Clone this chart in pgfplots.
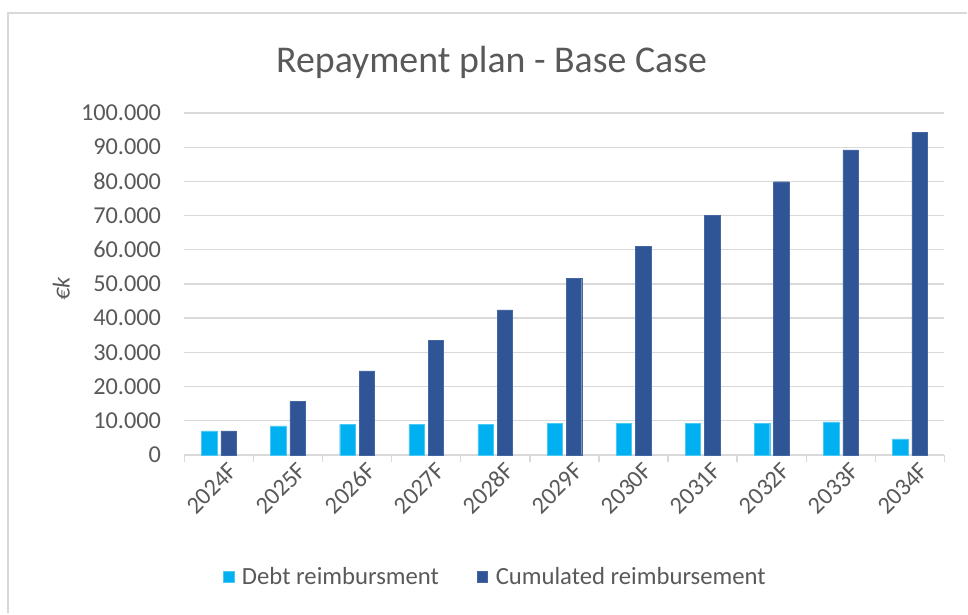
\documentclass[border=0pt]{standalone}
\usepackage{pgfplots}
\pgfplotsset{compat=1.18}
\usepackage{fontspec}
\setmainfont{Carlito}
\definecolor{lblue}{HTML}{00B0F0}
\definecolor{dblue}{HTML}{2F5597}
\definecolor{gridc}{HTML}{D9D9D9}
\definecolor{txt}{HTML}{595959}
\begin{document}
\begin{tikzpicture}
\begin{axis}[
  at={(0,0)},
  scale only axis,
  width=767bp, height=345bp,
  xmin=-0.5, xmax=10.5,
  ymin=0, ymax=100000,
  ybar=4bp,
  bar width=15.5bp,
  xtick={-0.5,0.5,...,10.5},
  x tick label as interval,
  xticklabels={2024F,2025F,2026F,2027F,2028F,2029F,2030F,2031F,2032F,2033F,2034F},
  x tick label style={rotate=45, anchor=east, xshift=10bp, yshift=-14bp},
  x tick style={draw=gridc, line width=1.5bp},
  tick align=outside,
  major tick length=7bp,
  ytick={0,10000,...,100000},
  y tick style={draw=none},
  ymajorgrids,
  grid style={draw=gridc, line width=1.3bp},
  axis x line*=bottom,
  axis y line*=left,
  y axis line style={draw=none},
  x axis line style={draw=gridc, line width=1.8bp, -},
  ticklabel style={font=\fontsize{24.6}{29}\selectfont, text=txt},
  /pgf/number format/assume math mode=true,
  /pgf/number format/fixed,
  /pgf/number format/precision=0,
  /pgf/number format/1000 sep={.},
  scaled y ticks=false,
  y tick label style={xshift=-13bp},
  every axis y label/.style={at={(axis description cs:-0.162,0.485)}, rotate=90, anchor=center},
  ylabel={\fontsize{24.6}{29}\selectfont\color{txt}\textit{€k}},
  legend style={at={(axis description cs:0.409,-0.357)}, anchor=center, draw=none, fill=none,
    legend columns=2, font=\fontsize{25}{30}\selectfont\color{txt},
    /tikz/every even column/.append style={column sep=36bp}},
  legend image code/.code={\fill[#1] (0bp,-5.5bp) rectangle (11bp,5.5bp);},
  clip=false,
]
\addplot[fill=lblue, draw=lblue!70!white] coordinates {
(0,7000) (1,8500) (2,8900) (3,8900) (4,8900) (5,9200) (6,9200) (7,9200) (8,9200) (9,9650) (10,4700)};
\addplot[fill=dblue, draw=dblue!90!white] coordinates {
(0,7000) (1,15600) (2,24600) (3,33400) (4,42400) (5,51600) (6,60900) (7,70100) (8,79900) (9,89200) (10,94400)};
\legend{\hspace{6bp}Debt reimbursment, \hspace{6bp}Cumulated reimbursement}
\end{axis}
\node[text=txt, font=\fontsize{38.3}{45}\selectfont] at (310bp,396bp) {Repayment plan - Base Case};
\draw[gridc, line width=1.5bp] (-178bp,-160bp) -- (-178bp,446bp) -- (790bp,446bp);
\path[use as bounding box] (-186bp,-152bp) rectangle (782bp,459bp);
\end{tikzpicture}
\end{document}
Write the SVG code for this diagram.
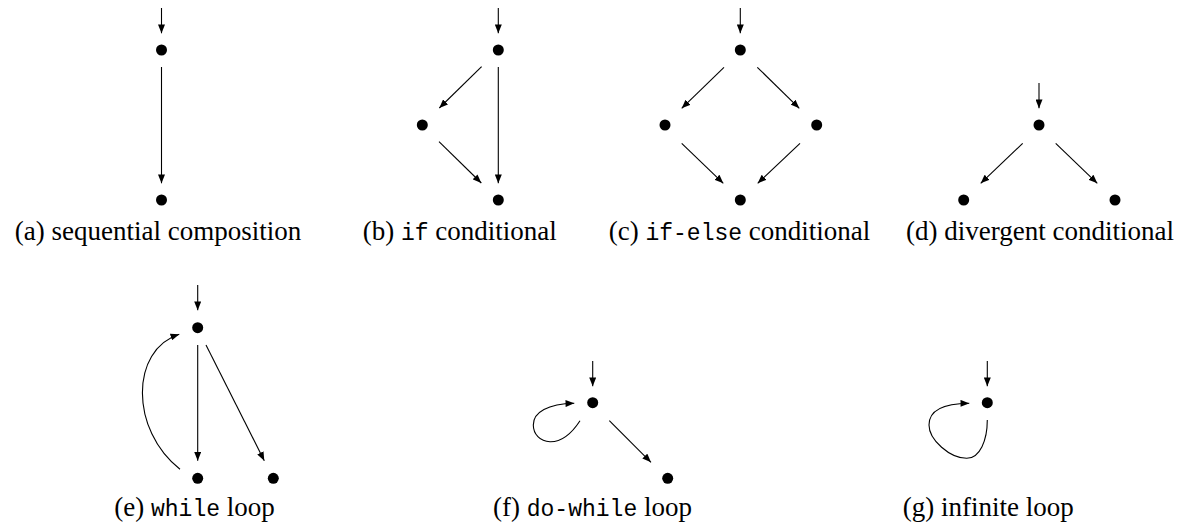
<svg xmlns="http://www.w3.org/2000/svg" width="1190" height="526" viewBox="0 0 1190 526">
<style>
.n{fill:#000}
.e{stroke:#000;stroke-width:1.1;fill:none;marker-end:url(#ah)}
text{font-family:'Liberation Serif','Times New Roman',serif;font-size:27px;fill:#000}
tspan.tt{font-family:'Liberation Mono','Courier New',monospace;font-size:23px}
</style>
<defs>
<marker id="ah" viewBox="0 0 10 8" refX="10" refY="4" markerWidth="9" markerHeight="7" markerUnits="userSpaceOnUse" orient="auto">
<path d="M0,0 L10,4 L0,8 Z" fill="#000"/>
</marker>
</defs>
<rect width="1190" height="526" fill="#fff"/>
<g id="connectors">
<line class="e" x1="161.5" y1="8" x2="161.5" y2="33.3"/>
<line class="e" x1="161.5" y1="67" x2="161.5" y2="183.3"/>
<line class="e" x1="498.3" y1="8" x2="498.3" y2="33.3"/>
<line class="e" x1="481.6" y1="66.7" x2="439.3" y2="108"/>
<line class="e" x1="439" y1="141.7" x2="481.3" y2="183"/>
<line class="e" x1="498.3" y1="67" x2="498.3" y2="183.3"/>
<line class="e" x1="740.3" y1="8" x2="740.3" y2="33.3"/>
<line class="e" x1="724" y1="67.3" x2="681.7" y2="108.3"/>
<line class="e" x1="757.3" y1="67.3" x2="799.3" y2="108.3"/>
<line class="e" x1="681.7" y1="143.3" x2="723.3" y2="183.3"/>
<line class="e" x1="800" y1="143.3" x2="757.7" y2="183.3"/>
<line class="e" x1="1039" y1="83" x2="1039" y2="108.3"/>
<line class="e" x1="1022.7" y1="143.3" x2="980.7" y2="183.3"/>
<line class="e" x1="1055.7" y1="143.3" x2="1097.3" y2="183.3"/>
<line class="e" x1="197.7" y1="285" x2="197.7" y2="310.3"/>
<line class="e" x1="197.7" y1="345" x2="197.7" y2="460.7"/>
<line class="e" x1="206" y1="345" x2="264.3" y2="460.7"/>
<path class="e" d="M180,469.3 C130,430 130,350 179.3,334.3"/>
<line class="e" x1="592.7" y1="361" x2="592.7" y2="386.3"/>
<line class="e" x1="609.3" y1="420.7" x2="651" y2="462.3"/>
<path class="e" d="M580,420.7 C572,433 562,442 550,441.7 C540,441.5 533.3,434 533.3,425 C533.3,412 548,404 574.3,403.3"/>
<line class="e" x1="987.3" y1="361" x2="987.3" y2="386.3"/>
<path class="e" d="M987.3,420 C987.3,440 980,458.3 966.7,458.3 C950,458.3 929,440 929,425 C929,410 945,403.5 969.3,403.3"/>
</g>
<g id="a">
<circle class="n" cx="161.5" cy="50" r="5.5"/>
<circle class="n" cx="161.5" cy="200" r="5.5"/>
<text x="158" y="240" text-anchor="middle">(a) sequential composition</text>
</g>
<g id="b">
<circle class="n" cx="498.3" cy="50" r="5.5"/>
<circle class="n" cx="422.3" cy="125" r="5.5"/>
<circle class="n" cx="498.3" cy="200" r="5.5"/>
<text x="459.7" y="240" text-anchor="middle">(b) <tspan class="tt">if</tspan> conditional</text>
</g>
<g id="c">
<circle class="n" cx="740.3" cy="50" r="5.5"/>
<circle class="n" cx="665" cy="125" r="5.5"/>
<circle class="n" cx="816.7" cy="125" r="5.5"/>
<circle class="n" cx="740.3" cy="200" r="5.5"/>
<text x="739.5" y="240" text-anchor="middle">(c) <tspan class="tt">if-else</tspan> conditional</text>
</g>
<g id="d">
<circle class="n" cx="1039" cy="125" r="5.5"/>
<circle class="n" cx="963.7" cy="200" r="5.5"/>
<circle class="n" cx="1115" cy="200" r="5.5"/>
<text x="1040" y="240" text-anchor="middle">(d) divergent conditional</text>
</g>
<g id="e">
<circle class="n" cx="197.7" cy="327.7" r="5.5"/>
<circle class="n" cx="197.7" cy="478.3" r="5.5"/>
<circle class="n" cx="273.3" cy="478.3" r="5.5"/>
<text x="194.5" y="516" text-anchor="middle">(e) <tspan class="tt">while</tspan> loop</text>
</g>
<g id="f">
<circle class="n" cx="592.7" cy="402.7" r="5.5"/>
<circle class="n" cx="667.7" cy="478.3" r="5.5"/>
<text x="592.5" y="516" text-anchor="middle">(f) <tspan class="tt">do-while</tspan> loop</text>
</g>
<g id="g">
<circle class="n" cx="987.3" cy="402.7" r="5.5"/>
<text x="988.3" y="516" text-anchor="middle">(g) infinite loop</text>
</g>
</svg>
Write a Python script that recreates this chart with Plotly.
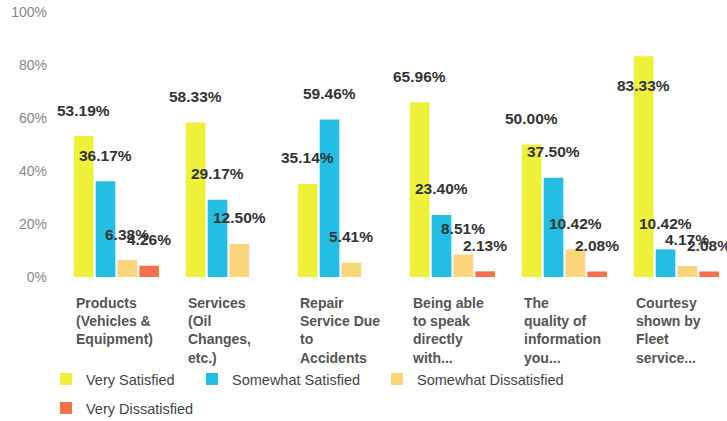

——————————

Exercise prompt:
Copy the listing in full and without alteration, omitting every picture.

Solution to this exercise:
Clone this chart in pgfplots.
\documentclass[border=0pt]{standalone}
\usepackage{pgfplots}
\pgfplotsset{compat=1.18}
\usepackage{fontspec}
\setmainfont{Carlito}
\definecolor{lblue}{HTML}{00B0F0}
\definecolor{dblue}{HTML}{2F5597}
\definecolor{gridc}{HTML}{D9D9D9}
\definecolor{txt}{HTML}{595959}
\begin{document}
\begin{tikzpicture}
\begin{axis}[
  at={(0,0)},
  scale only axis,
  width=767bp, height=345bp,
  xmin=-0.5, xmax=10.5,
  ymin=0, ymax=100000,
  ybar=4bp,
  bar width=15.5bp,
  xtick={-0.5,0.5,...,10.5},
  x tick label as interval,
  xticklabels={2024F,2025F,2026F,2027F,2028F,2029F,2030F,2031F,2032F,2033F,2034F},
  x tick label style={rotate=45, anchor=east, xshift=10bp, yshift=-14bp},
  x tick style={draw=gridc, line width=1.5bp},
  tick align=outside,
  major tick length=7bp,
  ytick={0,10000,...,100000},
  y tick style={draw=none},
  ymajorgrids,
  grid style={draw=gridc, line width=1.3bp},
  axis x line*=bottom,
  axis y line*=left,
  y axis line style={draw=none},
  x axis line style={draw=gridc, line width=1.8bp, -},
  ticklabel style={font=\fontsize{24.6}{29}\selectfont, text=txt},
  /pgf/number format/assume math mode=true,
  /pgf/number format/fixed,
  /pgf/number format/precision=0,
  /pgf/number format/1000 sep={.},
  scaled y ticks=false,
  y tick label style={xshift=-13bp},
  every axis y label/.style={at={(axis description cs:-0.162,0.485)}, rotate=90, anchor=center},
  ylabel={\fontsize{24.6}{29}\selectfont\color{txt}\textit{€k}},
  legend style={at={(axis description cs:0.409,-0.357)}, anchor=center, draw=none, fill=none,
    legend columns=2, font=\fontsize{25}{30}\selectfont\color{txt},
    /tikz/every even column/.append style={column sep=36bp}},
  legend image code/.code={\fill[#1] (0bp,-5.5bp) rectangle (11bp,5.5bp);},
  clip=false,
]
\addplot[fill=lblue, draw=lblue!70!white] coordinates {
(0,7000) (1,8500) (2,8900) (3,8900) (4,8900) (5,9200) (6,9200) (7,9200) (8,9200) (9,9650) (10,4700)};
\addplot[fill=dblue, draw=dblue!90!white] coordinates {
(0,7000) (1,15600) (2,24600) (3,33400) (4,42400) (5,51600) (6,60900) (7,70100) (8,79900) (9,89200) (10,94400)};
\legend{\hspace{6bp}Debt reimbursment, \hspace{6bp}Cumulated reimbursement}
\end{axis}
\node[text=txt, font=\fontsize{38.3}{45}\selectfont] at (310bp,396bp) {Repayment plan - Base Case};
\draw[gridc, line width=1.5bp] (-178bp,-160bp) -- (-178bp,446bp) -- (790bp,446bp);
\path[use as bounding box] (-186bp,-152bp) rectangle (782bp,459bp);
\end{tikzpicture}
\end{document}
Write the SVG code for this diagram.
<svg xmlns="http://www.w3.org/2000/svg" width="1190" height="526" viewBox="0 0 1190 526">
<style>
.n{fill:#000}
.e{stroke:#000;stroke-width:1.1;fill:none;marker-end:url(#ah)}
text{font-family:'Liberation Serif','Times New Roman',serif;font-size:27px;fill:#000}
tspan.tt{font-family:'Liberation Mono','Courier New',monospace;font-size:23px}
</style>
<defs>
<marker id="ah" viewBox="0 0 10 8" refX="10" refY="4" markerWidth="9" markerHeight="7" markerUnits="userSpaceOnUse" orient="auto">
<path d="M0,0 L10,4 L0,8 Z" fill="#000"/>
</marker>
</defs>
<rect width="1190" height="526" fill="#fff"/>
<g id="connectors">
<line class="e" x1="161.5" y1="8" x2="161.5" y2="33.3"/>
<line class="e" x1="161.5" y1="67" x2="161.5" y2="183.3"/>
<line class="e" x1="498.3" y1="8" x2="498.3" y2="33.3"/>
<line class="e" x1="481.6" y1="66.7" x2="439.3" y2="108"/>
<line class="e" x1="439" y1="141.7" x2="481.3" y2="183"/>
<line class="e" x1="498.3" y1="67" x2="498.3" y2="183.3"/>
<line class="e" x1="740.3" y1="8" x2="740.3" y2="33.3"/>
<line class="e" x1="724" y1="67.3" x2="681.7" y2="108.3"/>
<line class="e" x1="757.3" y1="67.3" x2="799.3" y2="108.3"/>
<line class="e" x1="681.7" y1="143.3" x2="723.3" y2="183.3"/>
<line class="e" x1="800" y1="143.3" x2="757.7" y2="183.3"/>
<line class="e" x1="1039" y1="83" x2="1039" y2="108.3"/>
<line class="e" x1="1022.7" y1="143.3" x2="980.7" y2="183.3"/>
<line class="e" x1="1055.7" y1="143.3" x2="1097.3" y2="183.3"/>
<line class="e" x1="197.7" y1="285" x2="197.7" y2="310.3"/>
<line class="e" x1="197.7" y1="345" x2="197.7" y2="460.7"/>
<line class="e" x1="206" y1="345" x2="264.3" y2="460.7"/>
<path class="e" d="M180,469.3 C130,430 130,350 179.3,334.3"/>
<line class="e" x1="592.7" y1="361" x2="592.7" y2="386.3"/>
<line class="e" x1="609.3" y1="420.7" x2="651" y2="462.3"/>
<path class="e" d="M580,420.7 C572,433 562,442 550,441.7 C540,441.5 533.3,434 533.3,425 C533.3,412 548,404 574.3,403.3"/>
<line class="e" x1="987.3" y1="361" x2="987.3" y2="386.3"/>
<path class="e" d="M987.3,420 C987.3,440 980,458.3 966.7,458.3 C950,458.3 929,440 929,425 C929,410 945,403.5 969.3,403.3"/>
</g>
<g id="a">
<circle class="n" cx="161.5" cy="50" r="5.5"/>
<circle class="n" cx="161.5" cy="200" r="5.5"/>
<text x="158" y="240" text-anchor="middle">(a) sequential composition</text>
</g>
<g id="b">
<circle class="n" cx="498.3" cy="50" r="5.5"/>
<circle class="n" cx="422.3" cy="125" r="5.5"/>
<circle class="n" cx="498.3" cy="200" r="5.5"/>
<text x="459.7" y="240" text-anchor="middle">(b) <tspan class="tt">if</tspan> conditional</text>
</g>
<g id="c">
<circle class="n" cx="740.3" cy="50" r="5.5"/>
<circle class="n" cx="665" cy="125" r="5.5"/>
<circle class="n" cx="816.7" cy="125" r="5.5"/>
<circle class="n" cx="740.3" cy="200" r="5.5"/>
<text x="739.5" y="240" text-anchor="middle">(c) <tspan class="tt">if-else</tspan> conditional</text>
</g>
<g id="d">
<circle class="n" cx="1039" cy="125" r="5.5"/>
<circle class="n" cx="963.7" cy="200" r="5.5"/>
<circle class="n" cx="1115" cy="200" r="5.5"/>
<text x="1040" y="240" text-anchor="middle">(d) divergent conditional</text>
</g>
<g id="e">
<circle class="n" cx="197.7" cy="327.7" r="5.5"/>
<circle class="n" cx="197.7" cy="478.3" r="5.5"/>
<circle class="n" cx="273.3" cy="478.3" r="5.5"/>
<text x="194.5" y="516" text-anchor="middle">(e) <tspan class="tt">while</tspan> loop</text>
</g>
<g id="f">
<circle class="n" cx="592.7" cy="402.7" r="5.5"/>
<circle class="n" cx="667.7" cy="478.3" r="5.5"/>
<text x="592.5" y="516" text-anchor="middle">(f) <tspan class="tt">do-while</tspan> loop</text>
</g>
<g id="g">
<circle class="n" cx="987.3" cy="402.7" r="5.5"/>
<text x="988.3" y="516" text-anchor="middle">(g) infinite loop</text>
</g>
</svg>
Write a Python script that recreates this chart with Plotly.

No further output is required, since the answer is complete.